I've been reloading for several years and have loaded rounds for my .223 using "FMJ" bullets. One of my favorite target loads for the 223 includes a bullet which has an exposed lead base encased in a relatively thick copper jacket. I am pretty sure these are not SS109, but they are similar profile.

I have loaded FMJ bullets for my 40 S&W that were plated with copper, all the way around. I think these are referred to as "copper clad". 

Question... What is the correct definition for *FMJ - Full Metal Jacket* -- a bullet with an exposed lead base (thicker jacket) or a copper clad projectile with a jacket only a few thousandths thick? Can a bullet with an exposed lead base truly be considered a FMJ?


----------



## Ruger1 (Sep 27, 2004)

FRom a Google search:

*full metal jacket bullet* 
_For the Stanley Kubrick film, see Full Metal Jacket._ A *full metal jacket* bullet (or *FMJ*) is a bullet encased in a copper alloy such as gilding metal, cupronickel, or a steel alloy shell. This shell can extend around all of the bullet or often just the front and sides with the rear left as exposed lead. The jacket allows for higher muzzle velocities than bare lead without depositing significant amounts of metal in the bore. It also prevents damage to bores from steel or armor piercing core materials. This bullet type distinguishes itself from hollow point bullets.

*History*

Full metal jacket ammunition is acceptable for military use by the countries that signed the Hague Convention of 1899, which prohibits the use of hollow point or expanding bullets in war between the countries which signed that agreement. It is often incorrectly stated that the prohibition is part of the Geneva Conventions, and that full metal jacket bullets are specifically required. Although the actual language is rather vague, full metal jacket bullets remain the best option available to stay within the letter and the spirit of the Hague convention. The bullet itself is still highly lethal when fired at close range.

*Advantages*

Because the bullet does not expand as hunting bullets are designed to, FMJ bullets are much more effective at armor-piercing. They can cause more damage when the enemy is behind a barricade or when the target is a vehicle or other material. They are also more durable and stand up to rough handling on the battlefield.

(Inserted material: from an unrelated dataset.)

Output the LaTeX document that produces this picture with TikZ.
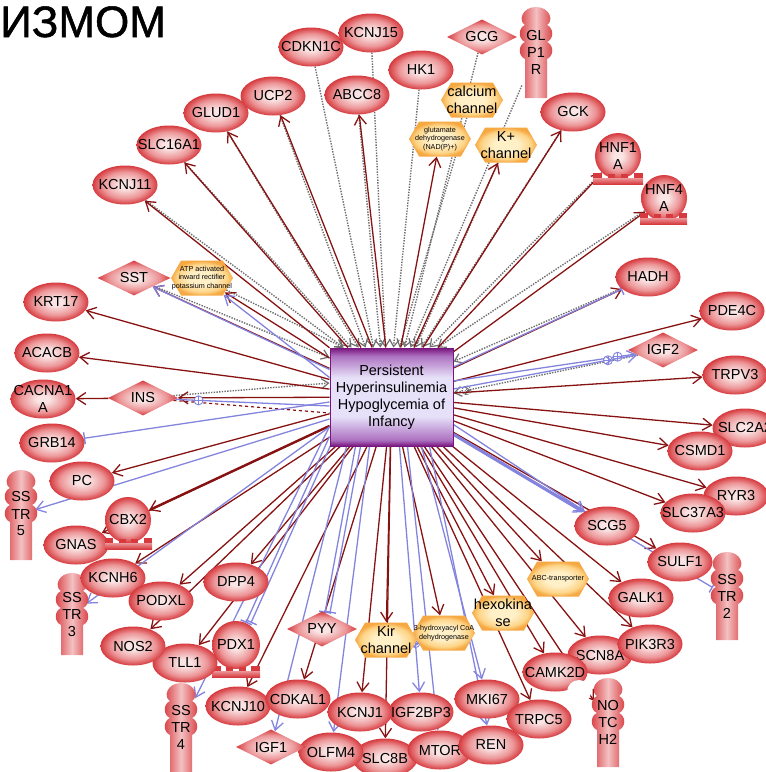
\documentclass[tikz,border=0pt]{standalone}
\usepackage{fontspec}
\setmainfont{Liberation Sans}
\newfontfamily\titlefont[FakeBold=1.2]{Liberation Sans}
\usetikzlibrary{shapes.geometric,shapes.symbols,arrows.meta,backgrounds,calc}

\definecolor{rg0}{RGB}{250,228,228}
\definecolor{rg1}{RGB}{236,150,152}
\definecolor{rg2}{RGB}{214,58,62}
\definecolor{og0}{RGB}{255,240,200}
\definecolor{og1}{RGB}{253,212,135}
\definecolor{og2}{RGB}{246,168,66}
\definecolor{linkred}{RGB}{135,18,18}
\definecolor{linkblue}{RGB}{132,132,222}
\definecolor{linkgray}{RGB}{110,110,110}
\definecolor{boxdark}{RGB}{120,20,125}
\definecolor{boxmid}{RGB}{172,112,192}
\definecolor{boxlight}{RGB}{230,224,248}

\pgfdeclareradialshading{redglow}{\pgfpoint{0bp}{0bp}}{color(0bp)=(rg0); color(5bp)=(rg0); color(17bp)=(rg1); color(25bp)=(rg2); color(50bp)=(rg2)}
\pgfdeclareradialshading{orangeglow}{\pgfpoint{0bp}{0bp}}{color(0bp)=(og0); color(10bp)=(og0); color(20bp)=(og1); color(25bp)=(og2); color(50bp)=(og2)}
\pgfdeclareverticalshading{boxshade}{100bp}{color(0bp)=(boxdark); color(25bp)=(boxdark); color(28bp)=(boxmid); color(40bp)=(boxlight); color(60bp)=(boxlight); color(71bp)=(boxmid); color(75bp)=(boxdark); color(100bp)=(boxdark)}

\newcommand\genefont{\fontsize{14.5}{17}\selectfont}
\newcommand\tinyfont{\fontsize{7.2}{8.4}\selectfont}

% receptor: centre x, top y, bottom y
\newcommand\rshape[3]{%
  \path[left color=rg2, right color=rg2, middle color=rg0!55!rg1]
  (#1-11,#3) -- (#1-11,#2+52)
  .. controls (#1-18,#2+49) and (#1-18,#2+38) .. (#1-11,#2+35)
  .. controls (#1-18,#2+32) and (#1-18,#2+21) .. (#1-11,#2+18)
  .. controls (#1-18,#2+14) and (#1-14,#2) .. (#1,#2)
  .. controls (#1+14,#2) and (#1+18,#2+14) .. (#1+11,#2+18)
  .. controls (#1+18,#2+21) and (#1+18,#2+32) .. (#1+11,#2+35)
  .. controls (#1+18,#2+38) and (#1+18,#2+49) .. (#1+11,#2+52)
  -- (#1+11,#3) -- cycle;}
% toothed base under a nuclear factor: left x, right x, top y
\newcommand\cbase[3]{%
  \path[top color=rg1, bottom color=rg2] (#1,#3+5) rectangle (#2,#3+11);
  \fill[rg2] (#1,#3) rectangle ({#1+0.18*(#2-#1)},#3+5);
  \fill[rg2] ({#1+0.30*(#2-#1)},#3+1) rectangle ({#1+0.44*(#2-#1)},#3+5);
  \fill[rg2] ({#1+0.56*(#2-#1)},#3+1) rectangle ({#1+0.70*(#2-#1)},#3+5);
  \fill[rg2] ({#1+0.82*(#2-#1)},#3) rectangle (#2,#3+5);}

\tikzset{
  gene/.style={ellipse, shade, shading=redglow, minimum width=65pt, minimum height=39pt,
    inner xsep=-40pt, inner ysep=-20pt, font=\genefont, align=center},
  dia/.style={diamond, aspect=2, shade, shading=redglow, minimum width=70pt,
    minimum height=35pt, inner sep=0pt, font=\genefont},
  hexa/.style={signal, signal to=east and west, signal pointer angle=120, shade,
    shading=orangeglow, minimum width=62pt, minimum height=35pt, inner sep=0pt},
  hx/.style={font=\genefont, align=center, inner sep=0pt},
  hxs/.style={font=\tinyfont, align=center, inner sep=0pt},
  nf/.style={circle, shade, shading=redglow, minimum size=46pt, inner sep=-20pt,
    font=\genefont, align=center},
  rcpt/.style={rectangle, minimum width=28pt, minimum height=91pt, inner sep=0pt,
    font=\genefont, align=center},
  ra/.style={draw=linkred, line width=1.3pt,
    -{Straight Barb[length=9pt,width=12pt,line width=1.3pt]}},
  gd/.style={draw=linkgray, line width=1.4pt, dash pattern=on 1.4pt off 1.3pt,
    -{Straight Barb[length=7pt,width=10pt,line width=1.2pt]}},
  ba/.style={draw=linkblue, line width=1.3pt,
    -{Straight Barb[length=9pt,width=12pt,line width=1.3pt]}},
  bt/.style={draw=linkblue, line width=1.3pt, -{Bar[width=12pt,line width=1.4pt]}},
  bl/.style={draw=linkblue, line width=1.3pt},
  oplus/.style={circle, draw=#1, fill=white, line width=0.9pt, minimum size=9pt,
    inner sep=0pt, path picture={\draw[#1, line width=0.8pt]
      (path picture bounding box.north) -- (path picture bounding box.south)
      (path picture bounding box.west) -- (path picture bounding box.east);}},
}

\begin{document}
\begin{tikzpicture}[x=1pt, y=-1pt]
\useasboundingbox (0,0) rectangle (766,772);

\node[anchor=base west, inner sep=0pt, font=\titlefont\fontsize{44}{44}\selectfont] (title) at (0,37) {ИЗМОМ};

% central disease node
\node[draw=boxdark, line width=1pt, shade, shading=boxshade, minimum width=123pt,
  minimum height=98pt, inner sep=0pt, font=\genefont, align=center] (box) at (391.5,397)
  {Persistent\\Hyperinsulinemia\\Hypoglycemia of\\Infancy};

% ---------------- top ----------------
\node[gene] (CDKN1C) at (311,47) {CDKN1C};
\node[gene] (KCNJ15) at (371,33) {KCNJ15};
\node[gene] (ABCC8) at (357,95) {ABCC8};
\node[gene] (HK1) at (421,70) {HK1};
\node[dia] (GCG) at (482,37) {GCG};
\rshape{536}{7}{98}
\node[rcpt] (GLP1R) at (536,52) {GL\\P1\\R};
\node[hexa, label={[hx]center:{calcium\\channel}}] (Ca) at (472,100) {};
\node[hexa, label={[hxs]center:{glutamate\\dehydrogenase\\(NAD(P)+)}}] (GDH) at (440,139) {};
\node[hexa, label={[hx]center:{K+\\channel}}] (Kch) at (506,145) {};
\node[gene] (UCP2) at (273,96) {UCP2};
\node[gene] (GCK) at (573,112) {GCK};
\node[gene] (GLUD1) at (216,113) {GLUD1};
\node[gene] (SLC16A1) at (169,145) {SLC16A1};
\node[gene] (KCNJ11) at (125,185) {KCNJ11};
\node[nf] (HNF1A) at (618,156) {HNF1\\A};
\cbase{593}{643}{173}
\node[nf] (HNF4A) at (664,198) {HNF4\\A};
\cbase{640}{687}{213}

% ---------------- right ----------------
\node[gene] (HADH) at (648,277) {HADH};
\node[gene] (PDE4C) at (732,311) {PDE4C};
\node[dia] (IGF2) at (663,350) {IGF2};
\node[gene] (TRPV3) at (735,375) {TRPV3};
\node[gene] (SLC2A2) at (745,428) {SLC2A2};
\node[gene] (CSMD1) at (700,451) {CSMD1};
\node[gene] (RYR3) at (736,496) {RYR3};
\node[gene] (SLC37A3) at (693,513) {SLC37A3};
\node[gene] (SCG5) at (607,526) {SCG5};
\node[gene] (SULF1) at (680,562) {SULF1};
\rshape{727}{552}{640}
\node[rcpt] (SSTR2) at (727,596) {SS\\TR\\2};
\node[gene] (GALK1) at (641,598) {GALK1};
\node[hexa, label={[hxs]center:{ABC-transporter}}] (ABCt) at (558,579) {};
\node[gene] (SCN8A) at (600,655) {SCN8A};
\node[gene] (PIK3R3) at (650,644) {PIK3R3};
\node[gene] (CAMK2D) at (555,672) {};
\fill[white] (579,692) circle (12);
\node[font=\genefont, inner sep=0pt] (CAMK2Dt) at (555,672) {CAMK2D};
\rshape{608}{678}{767}
\node[rcpt] (NOTCH2) at (608,722) {NO\\TC\\H2};

% ---------------- bottom ----------------
\node[hexa, label={[hx]center:{hexokina\\se}}] (hexo) at (503,613) {};
\node[hexa, label={[hxs]center:{3-hydroxyacyl CoA\\dehydrogenase}}] (HAD3) at (444,633) {};
\node[hexa, label={[hx]center:{Kir\\channel}}] (Kir) at (386,640) {};
\node[dia] (PYY) at (322,629) {PYY};
\node[gene] (MKI67) at (487,699) {MKI67};
\node[gene] (TRPC5) at (539,719) {TRPC5};
\node[gene] (IGF2BP3) at (421,712) {IGF2BP3};
\node[gene] (SLC8B) at (385,758) {SLC8B};
\node[gene] (MTOR) at (440,750) {MTOR};
\node[gene] (REN) at (491,745) {REN};
\node[gene] (KCNJ1) at (360,712) {KCNJ1};
\node[gene] (OLFM4) at (331,752) {OLFM4};
\node[dia] (IGF1) at (271,747) {IGF1};
\node[gene] (KCNJ10) at (238,706) {KCNJ10};
\node[gene] (CDKAL1) at (298,699) {CDKAL1};
\node[nf, minimum size=48pt] (PDX1) at (236,645) {PDX1};
\cbase{212}{260}{666}
\node[gene] (DPP4) at (236,582) {DPP4};
\node[gene] (TLL1) at (185,663) {TLL1};
\rshape{181}{683}{780}
\node[rcpt] (SSTR4) at (181,727) {SS\\TR\\4};

% ---------------- left ----------------
\rshape{72}{573}{655}
\node[rcpt, minimum height=82pt] (SSTR3) at (72,614) {SS\\TR\\3};
\node[gene] (KCNH6) at (113,578) {KCNH6};
\node[gene] (NOS2) at (133,646) {NOS2};
\node[gene] (PODXL) at (161,601) {PODXL};
\node[gene] (GNAS) at (76,545) {GNAS};
\node[nf] (CBX2) at (128,520) {CBX2};
\cbase{105}{152}{538}
\rshape{21}{470}{560}
\node[rcpt] (SSTR5) at (21,514) {SS\\TR\\5};
\node[gene] (PC) at (82,481) {PC};
\node[gene] (GRB14) at (52,443) {GRB14};
\node[gene] (CACNA1A) at (43,399) {CACNA1\\A};
\node[dia] (INS) at (143,398) {INS};
\node[gene] (ACACB) at (47,353) {ACACB};
\node[gene] (KRT17) at (56,302) {KRT17};
\node[dia, minimum width=73pt] (SST) at (134,278) {SST};
\node[hexa, label={[hxs]center:{ATP activated\\inward rectifier\\potassium channel}}] (ATPch) at (202,278) {};

% ---------------- connectors ----------------
\begin{pgfonlayer}{background}
  % dotted links into the disease node
  \foreach \n/\dx in {KCNJ11/-48, SLC16A1/-40, GLUD1/-33, UCP2/-26, CDKN1C/-18,
      ABCC8/-11, KCNJ15/-6, HK1/2, Ca/8, GCG/13, GLP1R/19, Kch/24, GCK/30,
      HNF1A/38, HNF4A/46}
    \draw[gd] (\n) -- ($(box.north)+(\dx,0)$);
  \draw[gd] (HADH) -- ($(box.north east)+(0,14)$);
  \draw[gd] (IGF2) -- ($(box.east)+(0,-4)$) node[oplus=linkgray, pos=0.93] (pIGFg) {};
  \draw[gd] (INS) -- ($(box.west)+(0,-14)$);
  \draw[gd] (SST) -- ($(box.north west)+(0,10)$);
  \draw[gd] (ATPch) -- ($(box.north west)+(14,0)$);

  % red links out of the disease node
  \foreach \n in {ABCC8,GDH,Kch,GCK,UCP2,GLUD1,SLC16A1,KCNJ11,HNF1A,HNF4A,HADH,
      PDE4C,TRPV3,SLC2A2,CSMD1,RYR3,SLC37A3,SULF1,GALK1,PIK3R3,SCN8A,ABCt,NOTCH2,
      CAMK2D,hexo,TRPC5,HAD3,SLC8B,Kir,KCNJ1,CDKAL1,KCNJ10,TLL1,DPP4,PODXL,NOS2,
      KCNH6,GNAS,PC,INS,ACACB,KRT17,SST,ATPch}
    \draw[ra] (box) -- (\n);
  \draw[ra, line width=2.4pt] (box) -- (CBX2);
  \draw[ra] (INS) -- (CACNA1A);
  \draw[draw=linkred, line width=1.2pt, dashed] (INS) -- ($(box.west)+(0,16)$);

  % blue links
  \draw[ba] ($(box.north west)+(0,22)$) -- (SST);
  \draw[ba] ($(box.north west)+(0,30)$) -- (ATPch);
  \draw[bt] ($(box.east)+(0,-30)$) -- (HADH);
  \draw[bl] ($(box.east)+(0,-16)$) -- (IGF2) node[oplus=linkblue, pos=0.9] (pIGF1) {};
  \draw[ba] ($(box.east)+(0,-8)$) -- (IGF2) node[oplus=linkblue, pos=0.84] (pIGF2) {};
  \draw[ba, line width=3pt] ($(box.south east)+(0,-12)$) -- (SCG5);
  \draw[ba] ($(box.south east)+(0,-22)$) -- (SCG5);
  \draw[bt] (box) -- (SSTR2);
  \draw[ba] ($(box.south)+(30,0)$) -- (MKI67);
  \draw[ba] ($(box.south)+(38,0)$) -- (REN);
  \draw[ba] ($(box.south)+(16,0)$) -- (MTOR);
  \draw[ba] ($(box.south)+(8,0)$) -- (IGF2BP3) node[oplus=linkblue, pos=0.8] (pIGF2BP3) {};
  \draw[ba] ($(box.south)+(-22,0)$) -- (OLFM4);
  \draw[ba] ($(box.south)+(-45,0)$) -- (IGF1);
  \draw[bt] ($(box.south)+(-36,0)$) -- (PYY);
  \draw[bt, transform canvas={xshift=5pt}] ($(box.south)+(-36,0)$) -- (PYY);
  \draw[bt] ($(box.south west)+(0,-10)$) -- (PDX1);
  \draw[bt, transform canvas={xshift=5pt}] ($(box.south west)+(0,-10)$) -- (PDX1);
  \draw[ba] ($(box.south west)+(0,-20)$) -- (SSTR4);
  \draw[ba] ($(box.west)+(0,30)$) -- (SSTR3);
  \draw[ba] ($(box.west)+(0,22)$) -- (SSTR5);
  \draw[bt] ($(box.west)+(0,5)$) -- (GRB14);
  \draw[bl] ($(box.west)+(0,9)$) -- (INS) node[oplus=linkblue, pos=0.85] (pINS) {};
\end{pgfonlayer}
\end{tikzpicture}
\end{document}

**********************************************************************************************

Not sure what the difference is between "FMJ" and "Ball ammo." Never really heard the term "copper clad" before. Some .22 rimfire ammo has what I would call a "copper wash." Wouldn't quite call this "copper clad." Wouldn't call S&W 40 bullets "copper plated." "Plating" generally refers to a process whereby a metal film (copper, chrome, nickel) through a chemical/electrical process is caused to adhere to another metal such as steel - as in "nickel-plated " revolvers. In FMJ or ball ammo a lead core is mechanically encased in a copper "jacket."



Ruger1


----------



## Huntsman27 (Sep 29, 2004)

There are plated bullets out there, its a cost effective way of bringing bullets to the market. Instead of using copper guilding metals [much thicker] the electroplate is cheaper for them to make bullets with. With the costs of copper and brass skyrocketing, manufacturers will surely be looking for ways make cash with alternatives. Wolfs Bi-metal bullets are one example of this. Cheaper than FMJ copper guilding, and lets them bring their ammo in below what Win/Rem/Fed and sell a lot more.
As Rugers comment shows both styles of bullet can be fully encased or have an exposed bottom. The Jacket really only need cover the cone of the jacket to be FMJ.


----------



## alex-v (Mar 24, 2005)

Ruger1 said:


> Not sure what the difference is between "FMJ" and "Ball ammo."


The "ball ammo" terms goes back about 100 years and refers to the standard bullet profile that is still used for the 45 ACP. The rounded nose fed up the feed-ramp without hanging up. When loaded in a 45 ACP case only the nose stuck out since the sides of the bullet were inside the case unlike many revolvers bullets. This makes it look like a "Ball".

These days many of the 230 grain 45 ACP RN bullets are copper jacketed. The ball look to the loaded round is just like the older style lead bullets so many will refer to copper jacketed as ball ammo.

It is the profile of the bullet and not the materials.


----------